La formazione e l’impiego del capitale umano

  • Tra il 2012 e il 2022, la quota di giovani tra 25 e 34 anni che hanno conseguito almeno un titolo di studio secondario superiore è cresciuta di 6 punti percentuali, raggiungendo il 78 per cento. Questa rimane però ancora di 7,4 punti al di sotto della media europea (se si considera la classe 25-64 anni, il distacco arriva a 16,5 punti). Permane lo svantaggio del Mezzogiorno (per i giovani 25-34enni la differenza con la media nazionale è di 4,7 punti percentuali al Sud e 9,1 nelle Isole), e la situazione più favorevole per le ragazze, con una quota di oltre 5 punti superiore a quella dei coetanei maschi.
  • Tra i 18-24enni, nel 2022 l’11,5 per cento ha abbandonato precocemente gli studi, senza conseguire un diploma secondario superiore. In questo caso, il distacco con l’Ue27 in un decennio si è ridotto da 4,7 punti percentuali a soli 1,9. L’incidenza degli abbandoni è superiore di oltre 4 punti tra i maschi rispetto alle femmine e, sul territorio, sfiora il 18 per cento nelle Isole.
  • Nell’anno scolastico 2021/22, quasi un giovane su 10 che hanno conseguito il diploma secondario superiore ha competenze in italiano e matematica inferiori a quelle degli studenti del secondo anno dello stesso ciclo (c.d. dispersione implicita). Si confermano le differenze di apprendimento per genere (la dispersione implicita tra ragazze è inferiore di 4,6 punti rispetto ai ragazzi) e, soprattutto, territoriali: nel Mezzogiorno la quota di dispersione implicita sfiora il 20 per cento in Campania, mentre è inferiore al 2 per cento in Trentino-Alto Adige/Sudtirol.
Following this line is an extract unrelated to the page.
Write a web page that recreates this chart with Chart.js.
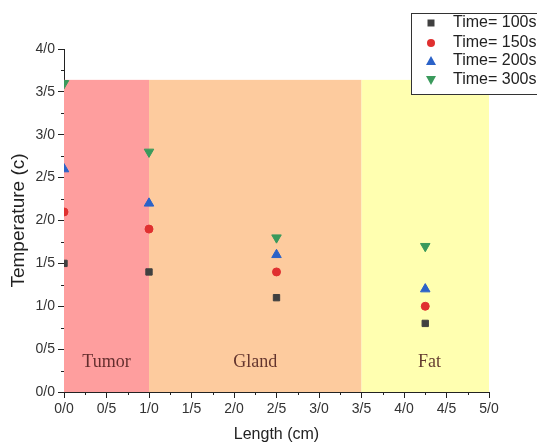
<!DOCTYPE html>
<html>
<head>
<meta charset="utf-8">
<script src="https://cdn.jsdelivr.net/npm/chart.js@4/dist/chart.umd.min.js"></script>
<style>
  html, body { margin: 0; padding: 0; background: #fff; }
  #wrap { width: 537px; height: 444px; position: relative; }
</style>
</head>
<body>
<div id="wrap"><canvas id="tempChart" width="537" height="444"></canvas></div>
<script>
// positions along the length (cm)
var lengths = [0, 1, 2.5, 4.25];
// temperature for each time
var t100 = [1.5, 1.4, 1.1, 0.8];
var t150 = [2.1, 1.9, 1.4, 1.0];
var t200 = [2.6, 2.2, 1.6, 1.2];
var t300 = [3.6, 2.8, 1.8, 1.7];
var seriesNames = ['Time= 100s', 'Time= 150s', 'Time= 200s', 'Time= 300s'];

// tissue regions
var regionNames = ['Tumor', 'Gland', 'Fat'];
var regionStart = [0, 1, 3.5];
var regionEnd = [1, 3.5, 5];
var regionTop = 3.64;
var regionColors = ['#fe9e9e', '#fdcb9e', '#ffffb0'];

function fmt(v) { return v.toFixed(1).replace('.', '/'); }
function pts(ys) { return lengths.map(function (x, i) { return {x: x, y: ys[i]}; }); }

var regionsPlugin = {
  id: 'regions',
  beforeDatasetsDraw: function (chart) {
    var ctx = chart.ctx, xs = chart.scales.x, ys = chart.scales.y;
    ctx.save();
    for (var i = 0; i < regionNames.length; i++) {
      var x0 = xs.getPixelForValue(regionStart[i]);
      var x1 = xs.getPixelForValue(regionEnd[i]);
      var y0 = ys.getPixelForValue(regionTop);
      var y1 = ys.getPixelForValue(0);
      ctx.fillStyle = regionColors[i];
      ctx.fillRect(x0, y0, x1 - x0, y1 - y0);
      ctx.fillStyle = 'rgba(70,25,25,0.85)';
      ctx.font = '18px "Liberation Serif", "Times New Roman", serif';
      ctx.textAlign = 'center';
      ctx.textBaseline = 'middle';
      var cx = i === 2 ? xs.getPixelForValue(4.3) : (x0 + x1) / 2;
      ctx.fillText(regionNames[i], cx, ys.getPixelForValue(0.35));
    }
    ctx.restore();
  },
  afterDraw: function (chart) {
    var ctx = chart.ctx, xs = chart.scales.x, ys = chart.scales.y;
    var a = chart.chartArea;
    ctx.save();
    ctx.strokeStyle = '#222';
    ctx.lineWidth = 1;
    // minor ticks
    ctx.beginPath();
    for (var v = 0.25; v < 5; v += 0.5) {
      var px = Math.round(xs.getPixelForValue(v)) + 0.5;
      ctx.moveTo(px, a.bottom); ctx.lineTo(px, a.bottom + 3);
    }
    for (var w = 0.25; w < 4; w += 0.5) {
      var py = Math.round(ys.getPixelForValue(w)) + 0.5;
      ctx.moveTo(a.left, py); ctx.lineTo(a.left - 3, py);
    }
    ctx.stroke();

    // legend
    var bx = 411, by = 13, bw = 140, bh = 81;
    ctx.fillStyle = '#fff';
    ctx.fillRect(bx, by, bw, bh);
    ctx.strokeStyle = '#333';
    ctx.strokeRect(bx + 0.5, by + 0.5, bw, bh);
    ctx.font = '16px "Liberation Sans", Arial, sans-serif';
    ctx.textBaseline = 'middle';
    ctx.textAlign = 'left';
    var rows = [23, 43, 61, 80];
    chart.data.datasets.forEach(function (ds, i) {
      var mx = 431, my = rows[i];
      ctx.fillStyle = ds.backgroundColor;
      ctx.beginPath();
      if (ds.pointStyle === 'rect') {
        ctx.rect(mx - 3.5, my - 3.5, 7, 7);
      } else if (ds.pointStyle === 'circle') {
        ctx.arc(mx, my, 4, 0, Math.PI * 2);
      } else if (ds.rotation === 180) {
        ctx.moveTo(mx - 5, my - 4); ctx.lineTo(mx + 5, my - 4); ctx.lineTo(mx, my + 5);
      } else {
        ctx.moveTo(mx - 5, my + 4); ctx.lineTo(mx + 5, my + 4); ctx.lineTo(mx, my - 5);
      }
      ctx.closePath();
      ctx.fill();
      ctx.fillStyle = '#222';
      ctx.fillText(ds.label, 453, my);
    });
    ctx.restore();
  }
};

new Chart(document.getElementById('tempChart').getContext('2d'), {
  type: 'scatter',
  data: {
    datasets: [
      {label: seriesNames[0], data: pts(t100), backgroundColor: '#404040', borderColor: '#404040', pointStyle: 'rect', pointRadius: 4.5},
      {label: seriesNames[1], data: pts(t150), backgroundColor: '#e03030', borderColor: '#e03030', pointStyle: 'circle', pointRadius: 4},
      {label: seriesNames[2], data: pts(t200), backgroundColor: '#2b62c8', borderColor: '#2b62c8', pointStyle: 'triangle', pointRadius: 5.5},
      {label: seriesNames[3], data: pts(t300), backgroundColor: '#3a9a5c', borderColor: '#3a9a5c', pointStyle: 'triangle', rotation: 180, pointRadius: 5.5}
    ]
  },
  options: {
    responsive: false,
    animation: false,
    clip: 0,
    layout: {padding: {top: 49, right: 48, left: 0, bottom: 0}},
    plugins: {legend: {display: false}, tooltip: {enabled: false}},
    scales: {
      x: {
        type: 'linear', min: 0, max: 5,
        afterFit: function (s) { s.height = 52; },
        grid: {display: true, drawOnChartArea: false, tickLength: 6, color: '#222'},
        border: {display: true, color: '#222', width: 1},
        ticks: {stepSize: 0.5, color: '#333', padding: 3, maxRotation: 0,
          font: {family: '"Liberation Sans", Arial, sans-serif', size: 14},
          callback: function (v) { return fmt(v); }},
        title: {display: true, text: 'Length (cm)', color: '#222', padding: {top: 5, bottom: 0},
          font: {family: '"Liberation Sans", Arial, sans-serif', size: 16}}
      },
      y: {
        min: 0, max: 4,
        afterFit: function (s) { s.width = 64; },
        grid: {display: true, drawOnChartArea: false, tickLength: 6, color: '#222'},
        border: {display: true, color: '#222', width: 1},
        ticks: {stepSize: 0.5, color: '#333', padding: 3,
          font: {family: '"Liberation Sans", Arial, sans-serif', size: 14},
          callback: function (v) { return fmt(v); }},
        title: {display: true, text: 'Temperature (c)', color: '#222', padding: {top: 7, bottom: 0},
          font: {family: '"Liberation Sans", Arial, sans-serif', size: 19}}
      }
    }
  },
  plugins: [regionsPlugin]
});
</script>
</body>
</html>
  • Nell’anno accademico 2021/22, l’incidenza degli immatricolati a corsi universitari sulla popolazione di riferimento dei 19enni è cresciuta di 10 punti percentuali rispetto all’anno accademico 2011/12, raggiungendo il 56 per cento; tra gli immatricolati la quota di donne si mantiene stabile intorno al 55 per cento. Circa il 30 per cento delle immatricolazioni è in corsi con orientamento scientifico-tecnologico (c.d. discipline STEM).
  • Nel 2020 il flusso di laureati in rapporto alla popolazione di età 20-29 anni è quasi in linea con la media europea: per le lauree di primo livello rappresenta il 31,3 per mille (34,3 per la Ue27), con una crescita di 7 punti rispetto al 2013; per le lauree magistrali rappresenta il 21,1 per mille in Italia e il 22,1 per mille nell’Ue27; infine, i laureati (di qualsiasi livello) in discipline STEM nel 2020 rappresentano il 16,5 per mille (1,9 punti sotto la media Ue27).
  • Nel 2022, le risorse umane in scienza e tecnologia (persone occupate in professioni qualificate e/o con un livello istruzione terziaria) rappresentano nell’Ue27 quasi la metà della popolazione attiva tra i 25 e i 64 anni e il 37,4 per cento in Italia; qui la crescita rispetto al 2011 è stata di soli 2,8 punti percentuali a fronte degli 8,4 punti in più registrati nell’Ue27. A livello territoriale, l’incidenza varia da circa il 40 per cento nel Nord-ovest e nel Centro al 30,5 per cento nelle Isole, mentre per fascia d’età raggiunge il 40,8 per cento tra le persone con meno di 35 anni, riducendosi al 34,5 per cento nella classe 55-64 anni.
  • In Italia, nel 2021 il tasso di espatrio per i laureati di 25-34 anni è pari al 9,5 per mille tra gli uomini e al 6,7 per mille tra le donne. Il fenomeno degli espatri, differenziato sul territorio nazionale, si associa col permanere di una forte migrazione di giovani qualificati dalle province del Mezzogiorno verso quelle economicamente più dinamiche del Centro e, soprattutto, del Nord, che nel complesso registrano quindi un bilancio positivo.